## Directions
From the records below, copy every line that contains the word "matplotlib".

━━━━━ Data in this exercise ━━━━━

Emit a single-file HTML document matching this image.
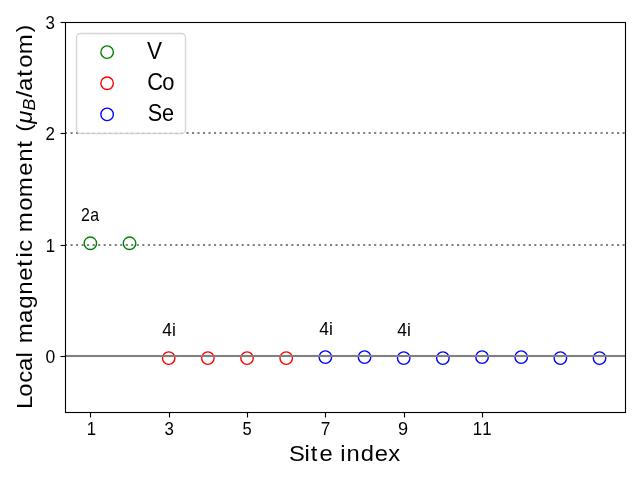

━━━━━
━━━━━ Data in this exercise ━━━━━

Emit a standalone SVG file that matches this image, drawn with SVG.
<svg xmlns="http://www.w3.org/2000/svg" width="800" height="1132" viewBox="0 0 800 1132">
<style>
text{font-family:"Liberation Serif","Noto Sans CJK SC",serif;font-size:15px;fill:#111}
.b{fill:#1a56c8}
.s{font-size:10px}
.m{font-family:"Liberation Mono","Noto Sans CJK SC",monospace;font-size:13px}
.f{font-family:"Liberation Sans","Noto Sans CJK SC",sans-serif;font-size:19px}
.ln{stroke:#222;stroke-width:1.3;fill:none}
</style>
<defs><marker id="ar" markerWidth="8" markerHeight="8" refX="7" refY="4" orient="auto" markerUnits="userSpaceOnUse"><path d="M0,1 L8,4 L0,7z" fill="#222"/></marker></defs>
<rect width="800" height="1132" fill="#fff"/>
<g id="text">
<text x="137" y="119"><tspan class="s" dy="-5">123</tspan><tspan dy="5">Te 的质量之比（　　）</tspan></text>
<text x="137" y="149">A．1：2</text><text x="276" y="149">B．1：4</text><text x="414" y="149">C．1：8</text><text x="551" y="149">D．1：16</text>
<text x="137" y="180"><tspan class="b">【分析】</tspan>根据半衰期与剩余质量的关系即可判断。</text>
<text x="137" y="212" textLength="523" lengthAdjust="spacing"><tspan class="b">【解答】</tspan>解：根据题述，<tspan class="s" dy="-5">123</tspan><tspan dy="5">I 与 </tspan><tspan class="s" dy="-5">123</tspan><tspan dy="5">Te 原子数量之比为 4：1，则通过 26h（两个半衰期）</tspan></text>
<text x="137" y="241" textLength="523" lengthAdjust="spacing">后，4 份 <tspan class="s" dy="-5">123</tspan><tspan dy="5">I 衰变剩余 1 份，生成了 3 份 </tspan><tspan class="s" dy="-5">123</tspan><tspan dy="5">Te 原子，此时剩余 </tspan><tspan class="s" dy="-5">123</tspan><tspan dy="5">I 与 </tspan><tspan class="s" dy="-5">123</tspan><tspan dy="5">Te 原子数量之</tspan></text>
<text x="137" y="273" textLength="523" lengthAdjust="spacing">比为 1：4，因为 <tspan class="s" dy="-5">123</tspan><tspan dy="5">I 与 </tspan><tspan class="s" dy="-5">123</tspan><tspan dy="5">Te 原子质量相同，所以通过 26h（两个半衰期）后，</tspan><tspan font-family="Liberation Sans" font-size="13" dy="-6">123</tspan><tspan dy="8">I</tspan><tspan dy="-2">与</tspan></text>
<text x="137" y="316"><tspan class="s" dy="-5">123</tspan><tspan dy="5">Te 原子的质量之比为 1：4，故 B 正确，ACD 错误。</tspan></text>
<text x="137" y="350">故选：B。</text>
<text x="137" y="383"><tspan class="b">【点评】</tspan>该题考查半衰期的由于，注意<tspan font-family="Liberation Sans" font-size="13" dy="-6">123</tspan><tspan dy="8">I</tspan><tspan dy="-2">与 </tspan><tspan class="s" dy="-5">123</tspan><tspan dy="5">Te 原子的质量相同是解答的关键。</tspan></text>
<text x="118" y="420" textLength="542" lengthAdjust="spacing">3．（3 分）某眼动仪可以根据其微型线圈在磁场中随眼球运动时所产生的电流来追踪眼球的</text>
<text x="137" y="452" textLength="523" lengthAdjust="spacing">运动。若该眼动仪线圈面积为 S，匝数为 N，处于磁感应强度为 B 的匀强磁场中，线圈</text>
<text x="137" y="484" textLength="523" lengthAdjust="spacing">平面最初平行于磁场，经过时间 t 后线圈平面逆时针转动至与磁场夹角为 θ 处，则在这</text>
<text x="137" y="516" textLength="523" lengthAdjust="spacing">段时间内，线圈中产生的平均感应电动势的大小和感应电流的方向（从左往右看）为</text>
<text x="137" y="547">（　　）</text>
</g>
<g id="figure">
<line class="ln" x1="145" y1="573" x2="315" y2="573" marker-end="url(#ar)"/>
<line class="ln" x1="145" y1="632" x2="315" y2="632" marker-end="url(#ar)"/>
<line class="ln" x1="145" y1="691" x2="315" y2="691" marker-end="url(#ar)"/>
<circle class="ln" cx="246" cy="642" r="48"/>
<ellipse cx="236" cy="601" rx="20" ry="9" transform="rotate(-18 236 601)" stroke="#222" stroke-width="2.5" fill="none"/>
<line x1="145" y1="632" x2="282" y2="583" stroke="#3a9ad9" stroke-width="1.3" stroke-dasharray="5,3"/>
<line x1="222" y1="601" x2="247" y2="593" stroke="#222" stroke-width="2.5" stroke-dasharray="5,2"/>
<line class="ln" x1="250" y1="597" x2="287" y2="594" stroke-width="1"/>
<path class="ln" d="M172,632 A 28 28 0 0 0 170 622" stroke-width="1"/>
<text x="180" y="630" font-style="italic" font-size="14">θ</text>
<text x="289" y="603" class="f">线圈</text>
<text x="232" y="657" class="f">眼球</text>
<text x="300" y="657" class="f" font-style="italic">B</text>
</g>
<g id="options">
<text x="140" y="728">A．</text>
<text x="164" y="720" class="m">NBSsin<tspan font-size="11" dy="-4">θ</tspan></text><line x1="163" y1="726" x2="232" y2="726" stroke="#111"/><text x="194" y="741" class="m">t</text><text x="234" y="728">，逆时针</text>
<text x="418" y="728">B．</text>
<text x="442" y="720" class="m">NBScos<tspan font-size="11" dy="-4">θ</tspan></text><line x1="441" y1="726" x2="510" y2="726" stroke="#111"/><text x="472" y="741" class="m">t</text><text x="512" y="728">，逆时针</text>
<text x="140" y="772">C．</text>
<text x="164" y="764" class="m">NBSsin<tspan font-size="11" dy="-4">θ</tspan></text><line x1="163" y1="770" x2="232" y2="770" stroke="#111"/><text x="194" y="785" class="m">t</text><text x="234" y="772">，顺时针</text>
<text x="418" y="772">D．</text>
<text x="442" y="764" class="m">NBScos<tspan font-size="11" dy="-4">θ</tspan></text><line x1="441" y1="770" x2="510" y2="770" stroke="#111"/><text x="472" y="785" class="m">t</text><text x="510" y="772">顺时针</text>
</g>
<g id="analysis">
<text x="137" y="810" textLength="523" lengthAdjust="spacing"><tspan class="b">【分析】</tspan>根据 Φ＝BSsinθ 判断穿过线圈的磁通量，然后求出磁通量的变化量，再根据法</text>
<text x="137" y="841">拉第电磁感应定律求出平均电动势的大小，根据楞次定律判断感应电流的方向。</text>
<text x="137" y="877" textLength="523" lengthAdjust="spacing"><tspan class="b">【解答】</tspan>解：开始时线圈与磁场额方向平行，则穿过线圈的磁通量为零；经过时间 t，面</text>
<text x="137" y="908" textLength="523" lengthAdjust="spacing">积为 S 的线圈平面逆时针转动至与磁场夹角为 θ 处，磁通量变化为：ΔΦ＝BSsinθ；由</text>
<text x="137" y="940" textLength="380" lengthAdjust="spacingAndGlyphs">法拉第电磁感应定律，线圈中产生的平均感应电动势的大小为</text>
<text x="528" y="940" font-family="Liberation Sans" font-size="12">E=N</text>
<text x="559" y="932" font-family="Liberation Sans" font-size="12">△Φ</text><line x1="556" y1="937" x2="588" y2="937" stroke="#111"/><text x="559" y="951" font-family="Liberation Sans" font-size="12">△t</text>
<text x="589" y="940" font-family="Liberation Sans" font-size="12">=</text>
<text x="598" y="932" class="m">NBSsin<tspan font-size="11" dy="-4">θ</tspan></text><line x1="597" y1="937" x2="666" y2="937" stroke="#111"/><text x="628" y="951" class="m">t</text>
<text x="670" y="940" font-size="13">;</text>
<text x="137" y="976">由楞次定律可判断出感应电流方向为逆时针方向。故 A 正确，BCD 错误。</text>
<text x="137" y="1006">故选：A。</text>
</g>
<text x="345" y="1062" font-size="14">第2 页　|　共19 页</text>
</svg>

━━━━━
━━━━━ Data in this exercise ━━━━━

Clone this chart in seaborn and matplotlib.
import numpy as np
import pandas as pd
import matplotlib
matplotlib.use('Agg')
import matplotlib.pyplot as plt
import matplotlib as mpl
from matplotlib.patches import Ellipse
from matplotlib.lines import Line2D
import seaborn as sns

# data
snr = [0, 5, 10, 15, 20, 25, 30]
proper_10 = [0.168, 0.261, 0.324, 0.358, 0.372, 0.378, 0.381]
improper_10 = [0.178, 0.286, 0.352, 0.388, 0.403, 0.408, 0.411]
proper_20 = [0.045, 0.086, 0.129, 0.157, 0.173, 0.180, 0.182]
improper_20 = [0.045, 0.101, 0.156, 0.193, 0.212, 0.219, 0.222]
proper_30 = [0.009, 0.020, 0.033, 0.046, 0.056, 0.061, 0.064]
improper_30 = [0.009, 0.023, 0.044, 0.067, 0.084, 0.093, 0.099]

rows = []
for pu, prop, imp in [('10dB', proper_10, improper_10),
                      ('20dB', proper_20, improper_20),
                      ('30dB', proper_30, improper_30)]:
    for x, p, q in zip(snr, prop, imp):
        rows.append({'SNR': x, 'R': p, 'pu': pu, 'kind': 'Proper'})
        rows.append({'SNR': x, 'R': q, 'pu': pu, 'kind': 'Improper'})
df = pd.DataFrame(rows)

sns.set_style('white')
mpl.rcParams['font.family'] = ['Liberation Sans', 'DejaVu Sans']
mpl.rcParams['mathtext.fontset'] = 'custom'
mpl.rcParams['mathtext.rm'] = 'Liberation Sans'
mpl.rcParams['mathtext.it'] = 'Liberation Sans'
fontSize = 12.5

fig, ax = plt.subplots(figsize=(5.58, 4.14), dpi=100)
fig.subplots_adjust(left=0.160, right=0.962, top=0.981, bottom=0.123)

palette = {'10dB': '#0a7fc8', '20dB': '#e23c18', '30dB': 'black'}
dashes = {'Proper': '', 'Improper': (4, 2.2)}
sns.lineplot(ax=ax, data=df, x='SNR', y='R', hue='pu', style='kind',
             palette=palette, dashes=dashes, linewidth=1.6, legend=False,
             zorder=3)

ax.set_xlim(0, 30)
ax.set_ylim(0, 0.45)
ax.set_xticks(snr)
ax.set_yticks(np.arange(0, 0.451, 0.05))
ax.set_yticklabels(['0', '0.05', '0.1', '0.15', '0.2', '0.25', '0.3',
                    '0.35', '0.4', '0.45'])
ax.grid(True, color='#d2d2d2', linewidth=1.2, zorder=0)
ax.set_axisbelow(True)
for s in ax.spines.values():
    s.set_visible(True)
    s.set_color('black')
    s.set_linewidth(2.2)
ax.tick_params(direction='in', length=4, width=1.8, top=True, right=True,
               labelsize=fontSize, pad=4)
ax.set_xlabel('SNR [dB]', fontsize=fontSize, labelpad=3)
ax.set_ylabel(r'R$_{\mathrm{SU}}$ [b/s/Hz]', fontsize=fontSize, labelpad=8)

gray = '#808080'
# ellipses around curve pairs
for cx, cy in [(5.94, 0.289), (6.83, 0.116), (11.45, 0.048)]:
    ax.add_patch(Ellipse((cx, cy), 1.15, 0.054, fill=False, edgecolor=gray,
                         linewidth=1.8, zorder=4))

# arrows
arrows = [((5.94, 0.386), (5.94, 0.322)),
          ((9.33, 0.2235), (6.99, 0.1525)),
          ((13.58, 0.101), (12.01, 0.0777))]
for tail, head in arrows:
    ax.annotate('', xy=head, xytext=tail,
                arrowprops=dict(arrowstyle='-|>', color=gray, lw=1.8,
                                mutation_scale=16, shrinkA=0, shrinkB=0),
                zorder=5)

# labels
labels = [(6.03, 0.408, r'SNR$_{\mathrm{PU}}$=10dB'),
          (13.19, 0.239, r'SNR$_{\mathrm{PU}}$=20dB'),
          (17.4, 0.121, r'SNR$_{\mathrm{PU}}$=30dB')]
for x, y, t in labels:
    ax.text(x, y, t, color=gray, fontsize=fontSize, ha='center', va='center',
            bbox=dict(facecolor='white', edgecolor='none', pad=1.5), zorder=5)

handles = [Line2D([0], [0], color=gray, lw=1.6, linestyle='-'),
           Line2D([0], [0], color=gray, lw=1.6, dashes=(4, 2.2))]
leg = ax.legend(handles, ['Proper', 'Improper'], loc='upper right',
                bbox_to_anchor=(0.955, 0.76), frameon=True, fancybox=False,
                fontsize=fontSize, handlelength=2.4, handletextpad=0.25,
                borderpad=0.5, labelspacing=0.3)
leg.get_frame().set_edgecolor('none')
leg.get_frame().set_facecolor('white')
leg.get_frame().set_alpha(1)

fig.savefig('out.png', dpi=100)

━━━━━

## Expected answer
Clone this chart in seaborn and matplotlib.
import matplotlib
matplotlib.use('Agg')
import matplotlib.pyplot as plt
import matplotlib as mpl
from matplotlib.patches import Ellipse
from matplotlib.lines import Line2D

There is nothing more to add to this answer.